Tuesday, June 10, 2014

Family History Project 2014

For the past few years I've been refining my end of the year Family History Project. It is one option for my Advanced Placement US History students after they take the national exam in mid-May. It keeps getting better and better each year. My students did a great job and although I cannot write about them all, here are some highlights from this year's projects. 

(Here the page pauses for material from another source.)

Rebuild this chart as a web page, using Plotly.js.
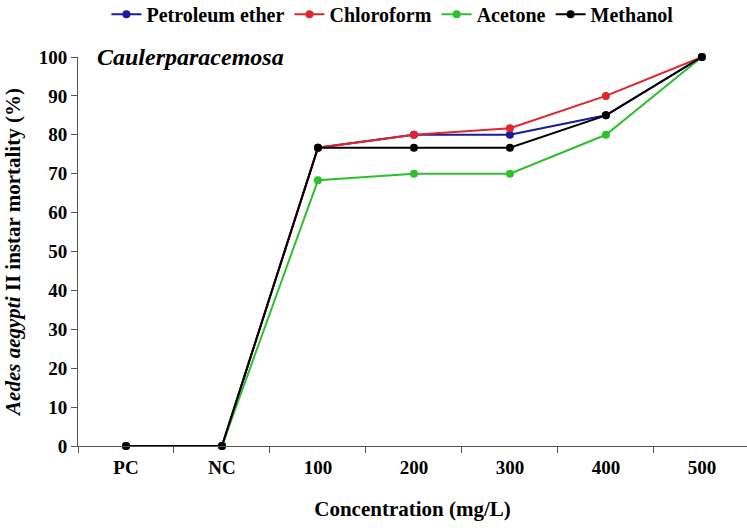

  • One student, Dan, recognized a common ancestor from my blog - way back at the beginning of the year. His aunt had put together a family book and he remembered the name. With this project we sorted out our relationship - we are 5th cousins, once removed and both descend from William Yates, the founder of the town of Greenwood, Maine. Although his aunt had done much research, this project got him into his family's stories - interesting deaths, a cousin who was present at Lincoln's assassination, and conversations with living relatives. 
  • Andrew's family have been Mormon for many generations. He knew lots of names but not much of the story of his family's experiences. He researched and found his family was living in Nauvoo, Illinois during the persecutions and documented their pioneer migration to Utah. He was initially concerned that he would not have enough to research until he started to look beyond the names and dates. 
  • Eli knew very little about his Greek and Lebanese background. We found his immigrant ancestors and followed them through documents. With the help of Google maps we got a street view of the building where his great-grandparents once ran a bowling alley. It is now an Indian restaurant. 
  • Another student, Hawar, fled with his family from Iran when he was very young. His father was a freedom fighter. They lived in various places before settling in Maine. His project is more about his immediate family and their journey. I highly encourage the use of maps to illustrate family history if possible. 
  • Caroline, started a discussion with her grandmother who conveniently lives with her family. This led to her grandmother digging out a box that had not been unpacked since she moved to Maine. What a treasure trove! Pictures, newspaper clippings, original passports of her Italian immigrant great-grandparents, Italian birth and marriage certificates and more! I have students take pictures or make copies of valuable items because I don't want to be responsible for their originals. Most importantly, her grandmother was thrilled by her interest and some truly wonderful conversations happened. It would have been so sad if Caroline had never had a chance to learn all this about her family. 
  • I found some newspaper articles for students. One involved an accident where a circus tent pole fell during a performance and injured (fortunately, not seriously) a young girl who was either the student's great-grandmother or great-grandaunt. Census records revealed the NYC 2nd great-grandparents of another student were employed as a chauffeur and a seamstress for a sporting goods shop and his great-grandfather had worked 26 weeks on a CCC road project as a stone mason. 


  1. What wonderful stories! And a great way to introduce young people to their family histories. I can imagine many of them will continue to be interested in researching their families.

  2. It seems like many people's interest in genealogy began with a school project. You are doing great things!